As described hereinbefore, the optical fiber 10 is attached to a substrate 
to prevent the fiber from cracking or breaking during this cutting 
process. However, it is to be understood that this step of attaching is 
not required in the broadest scope of the present invention. Any method 
may be used, if desired, for preventing the fiber from breaking or 
cracking, in light of the teachings herein. 
Further, the plating of the fiber and chip has been described as being 
accomplished using evaporative metal applied with known electron beam 
techniques. However, it is to be understood that, for the broadest scope 
of the present invention, any appropriate type of a plating or wetting 
agent may be applied using any appropriate known method. 
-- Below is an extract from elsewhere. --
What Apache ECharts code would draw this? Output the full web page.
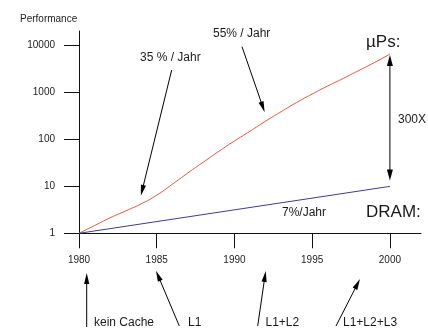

All of the foregoing changes are irrelevant; it suffices for the method of 
the present invention that an outer surface of an optical fiber be coated 
with solder in the vicinity of an end thereof; a portion of the fiber at 
the coated end is cut away such that a flat surface at a tangential or 
near tangential relationship to the fiber core results; a surface of the 
chip has solder pads disposed thereon such that the outer edges of the cut 
portion of the fiber contacts the solder pads when the flat surface of the 
fiber is placed in contact with the surface of the chip, such placement of 
the fiber onto the chip providing for vertical alignment of the optical 
axes of the fiber core and the waveguide in the chip; the solder on the 
outer fiber surface and on the solder pads is heated at the junction 
therebetween, the resulting surface tension forces bringing the optical 
axis of the fiber core into precise optical alignment with the optical 
axis of the waveguide in the chip. 
Although the invention has been illustrated and described with respect to a 
best mode embodiment thereof, it should be understood by those skilled in 
the art that the foregoing and various other changes, omissions, and 
additions in the form and detail thereof may be made without departing 
from the spirit and scope of the invention.